Under the new policy, Chinese citizens must submit biometric data -- including facial scans -- in exchange for a single ID that grants access to everything from shopping and gaming to communicating with coworkers. On paper, this is "voluntary," but experts rightly suspect that it will soon become impossible to live or work without it. Once accepted widely, refusal will mean digital exile: being cut off from the very tools that power daily life -- payment apps, public transportation, communication platforms.

Beijing has justified the move under the guise of "data security," claiming it will shield users from fraud, leaks, and unscrupulous corporations. But the central irony is glaring: in trying to protect citizens from private misuse of data, the government is monopolizing that power for itself. One shield has been replaced with another -- this time held by the hand of the surveillance state.

It's not just about what China is doing.
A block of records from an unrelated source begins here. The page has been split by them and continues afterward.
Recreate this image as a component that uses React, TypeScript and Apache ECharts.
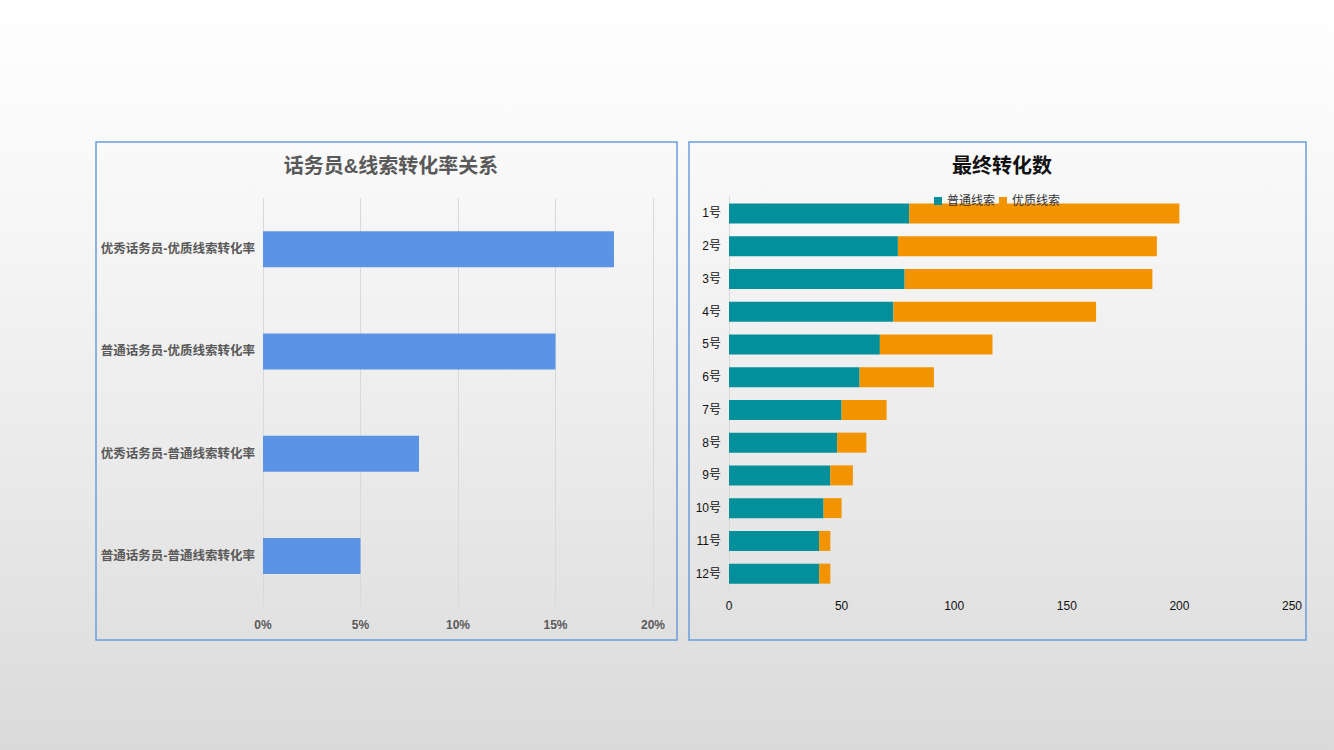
import React, { useEffect, useRef } from 'react'
import * as echarts from 'echarts'

// left chart: conversion rates
const rateCategories = [
  '优秀话务员-优质线索转化率',
  '普通话务员-优质线索转化率',
  '优秀话务员-普通线索转化率',
  '普通话务员-普通线索转化率',
]
const rateValues = [0.18, 0.15, 0.08, 0.05]

// right chart: final conversions per operator
const operators = ['1号', '2号', '3号', '4号', '5号', '6号', '7号', '8号', '9号', '10号', '11号', '12号']
const normalLeads = [80, 75, 78, 73, 67, 58, 50, 48, 45, 42, 40, 40]
const qualityLeads = [120, 115, 110, 90, 50, 33, 20, 13, 10, 8, 5, 5]

const FONT = '"Liberation Sans", "Noto Sans CJK SC", sans-serif'

function App() {
  const chartRef = useRef(null)

  useEffect(() => {
    const chart = echarts.init(chartRef.current, null, { renderer: 'svg' })

    const options = {
      animation: false,
      textStyle: { fontFamily: FONT },
      title: [
        {
          text: '话务员&线索转化率关系',
          left: 386,
          top: 151,
          textAlign: 'center',
          textStyle: { fontSize: 20, fontWeight: 'bold', color: '#595959', fontFamily: FONT },
        },
        {
          text: '最终转化数',
          left: 997,
          top: 151,
          textAlign: 'center',
          textStyle: { fontSize: 20, fontWeight: 'bold', color: '#111', fontFamily: FONT },
        },
      ],
      legend: {
        data: ['普通线索', '优质线索'],
        left: 929,
        top: 190,
        itemWidth: 8,
        itemHeight: 8,
        itemGap: 4,
        icon: 'rect',
        textStyle: { fontSize: 12, color: '#333' },
      },
      grid: [
        { left: 263, right: 681, top: 198, bottom: 143 },
        { left: 729, right: 42, top: 197, bottom: 160 },
      ],
      xAxis: [
        {
          gridIndex: 0,
          type: 'value',
          min: 0,
          max: 0.2,
          interval: 0.05,
          axisLine: { show: false },
          axisTick: { show: false },
          splitLine: { lineStyle: { color: '#d9d9d9' } },
          axisLabel: {
            formatter: (v: number) => `${Math.round(v * 100)}%`,
            color: '#595959',
            fontWeight: 'bold',
            fontSize: 12,
            margin: 12,
          },
        },
        {
          gridIndex: 1,
          type: 'value',
          min: 0,
          max: 250,
          interval: 50,
          axisLine: { show: false },
          axisTick: { show: false },
          splitLine: { show: false },
          axisLabel: { color: '#111', fontSize: 12, margin: 10 },
        },
      ],
      yAxis: [
        {
          gridIndex: 0,
          type: 'category',
          inverse: true,
          data: rateCategories,
          axisLine: { show: false },
          axisTick: { show: false },
          axisLabel: { color: '#595959', fontWeight: 'bold', fontSize: 12.5, margin: 8 },
        },
        {
          gridIndex: 1,
          type: 'category',
          inverse: true,
          data: operators,
          axisLine: { lineStyle: { color: '#d9d9d9' } },
          axisTick: { lineStyle: { color: '#d9d9d9' }, length: 4 },
          axisLabel: { color: '#111', fontSize: 12, margin: 8 },
        },
      ],
      series: [
        {
          type: 'bar',
          xAxisIndex: 0,
          yAxisIndex: 0,
          data: rateValues,
          barWidth: 36,
          itemStyle: { color: '#5b94e4' },
        },
        {
          name: '普通线索',
          type: 'bar',
          stack: 'total',
          xAxisIndex: 1,
          yAxisIndex: 1,
          data: normalLeads,
          barWidth: 20,
          itemStyle: { color: '#04909a' },
        },
        {
          name: '优质线索',
          type: 'bar',
          stack: 'total',
          xAxisIndex: 1,
          yAxisIndex: 1,
          data: qualityLeads,
          barWidth: 20,
          itemStyle: { color: '#f29300' },
        },
      ],
      graphic: [
        {
          type: 'rect',
          shape: { x: 96, y: 142, width: 581, height: 498 },
          style: { fill: 'none', stroke: '#6a9ddb', lineWidth: 1.5 },
        },
        {
          type: 'rect',
          shape: { x: 689, y: 142, width: 617, height: 498 },
          style: { fill: 'none', stroke: '#6a9ddb', lineWidth: 1.5 },
        },
      ],
    }

    chart.setOption(options)

    return () => {
      chart.dispose()
    }
  }, [])

  return (
    <div
      style={{
        position: 'absolute',
        left: 0,
        top: 0,
        width: 1334,
        height: 750,
        background: 'linear-gradient(to bottom, #ffffff 0%, #f6f6f6 30%, #e9e9e9 65%, #dadada 100%)',
      }}
    >
      <div ref={chartRef} style={{ width: 1334, height: 750 }}></div>
    </div>
  )
}

export default App
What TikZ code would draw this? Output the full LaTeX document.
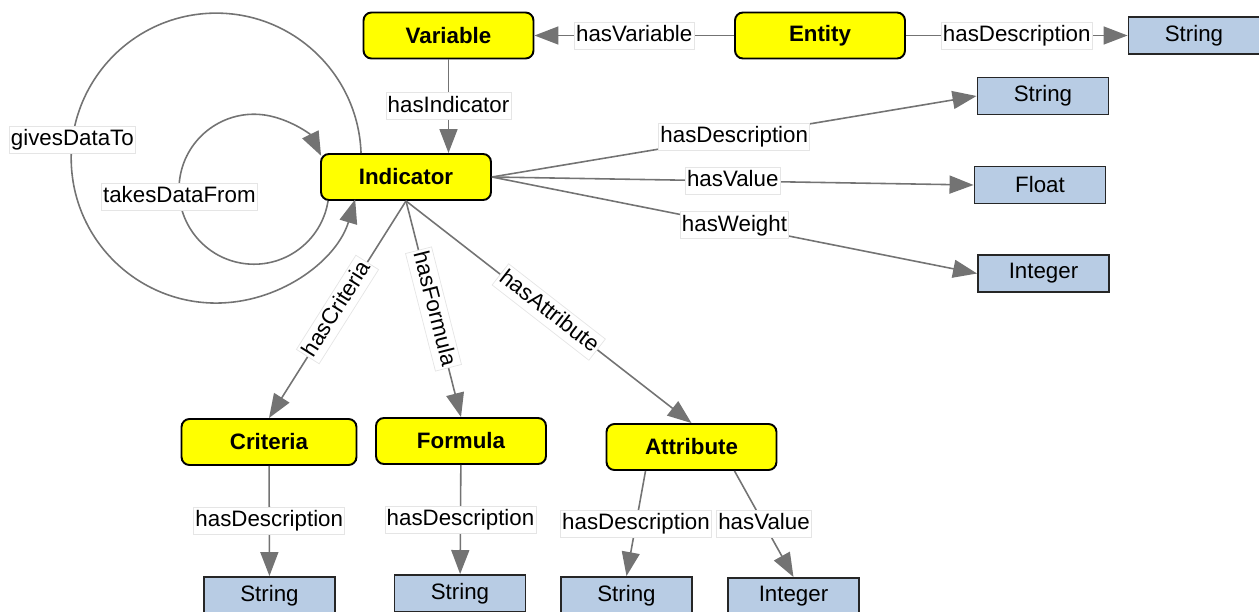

It's about the chilling precedent it sets for the rest of the world.


What happens in China rarely stays in China. Authoritarian regimes are watching -- and learning. The dream of many political elites, even in Western democracies, is to gain deeper control over digital spaces. They see the chaos, misinformation, and division that can spread online and are tempted to "solve" the problem by consolidating control -- all in the name of security. But digital security without freedom is simply tyranny in disguise.

Imagine a future where every tweet, text, purchase, or post is linked to a government-controlled digital ID. Where stepping out of ideological line could mean being digitally silenced. Where the state -- not your conscience, not your community, and not your faith -- determines what is acceptable to think, say, or do.

The danger here is not just political. It is deeply spiritual.

What happens when fear of being tracked replaces moral conviction? When compliance becomes the cost of survival? When digital reputations replace conscience and truth is dictated by an algorithmic filter? We risk birthing a generation that no longer knows how to speak freely, think critically, or even imagine dissent. A generation raised to self-censor -- not because of law, but because of the ever-present digital eye.


Make no mistake: this is about reshaping not just how people interact online, but what they know, what they believe, and ultimately, how they behave. As one expert said, the CCP is not merely filtering information -- it's redesigning the information landscape itself. The goal is not surveillance alone, but conformity. It is to create a population that is not merely watched, but one that watches itself.

This is the endgame of unchecked digital power. And unless democratic nations push back -- not just against China's policies, but against creeping digital authoritarianism in their own borders -- we may wake up one day to find that the infrastructure of control has already been built around us.

The answer is not to ban digital ID systems outright, but to build them with transparency, accountability, and ironclad guarantees of anonymity, choice, and data privacy. Any system that centralizes this much power without such safeguards is a threat not just to privacy -- but to freedom itself.

Because if Beijing's model spreads -- and history tells us it will -- then the digital prison of tomorrow may be built not in the name of tyranny, but in the name of protection. And by then, it may be too late to escape.